Seriously…please don’t take this trash back and thank your lucky stars, signs, god or whatever you wish to believe in for calling off the wedding. 

Post # 8
Member
1780 posts
Buzzing bee

I think you are going through a lot right now due to loneliness and having to give up the last five years of your life and memories with your ex.  I can understand that – I’ve been there. But you did not have a good life with him – you worried and had constant doubts.  You said you always felt there was something not right in your relationship. Your gut instinct was telling you not to marry this man or you would be unhappy.  You did the right thing by walking away.  Yes, it is very hard and yes, you will face criticism and disappointment from family and friends.  But this is not their life, it’s yours.  You should get to live it with someone who makes you immensely happy and you never have to second guess your relationship with that person.  The fact that you called off your wedding twice is a big sign that it was not meant to be.  I hope you feel better soon – it may feel like the end of the world, but it is not.  There is still plenty of time to find the one.  Take time to heal first.

Post # 9
Member
2966 posts
Sugar bee
  • Wedding: January 2021

The “sign” you were looking for was when he cheated on you… Multiple times… Please learn from this and figure out what you need from yourself to make better choices and set better standards in the future. 

Post # 10
Member
1265 posts
Bumble bee
  • Wedding: May 2014

View original reply
Ka1 :  You trusted your gut, and I think that’s the best thing you could have done in this situation. 

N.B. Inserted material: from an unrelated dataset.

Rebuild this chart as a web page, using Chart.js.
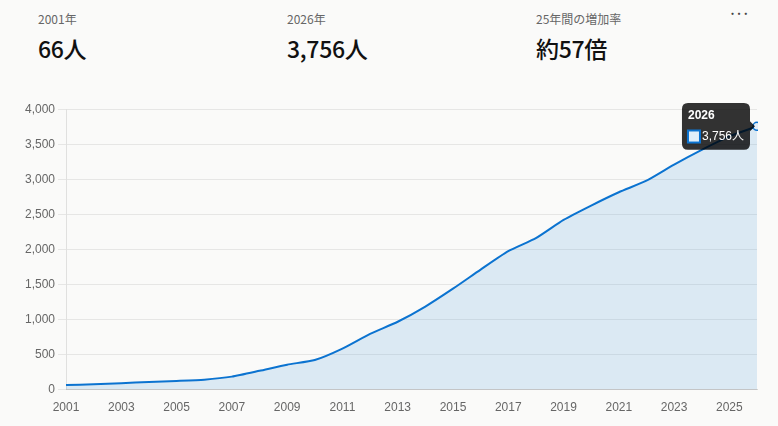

It takes a long time to get over a long term relationship and mourn all the plans and expectations you had of a life together. Feeling sad, depressed, and/or longely is not a sign you did the wrong thing, it’s just part of the journey.

I’m sorry your family aren’t more supportive. That must be hard. Try to remember that you don’t need anyone else to validate your decisions and feelings in order for them to be right for you. 

Hang in there, bee! You’re on the right path and I have no doubt that in time you will look back on this as one of the bravest and best decisions you ever made. You’re taking charge of your future, and it’s gonna be great.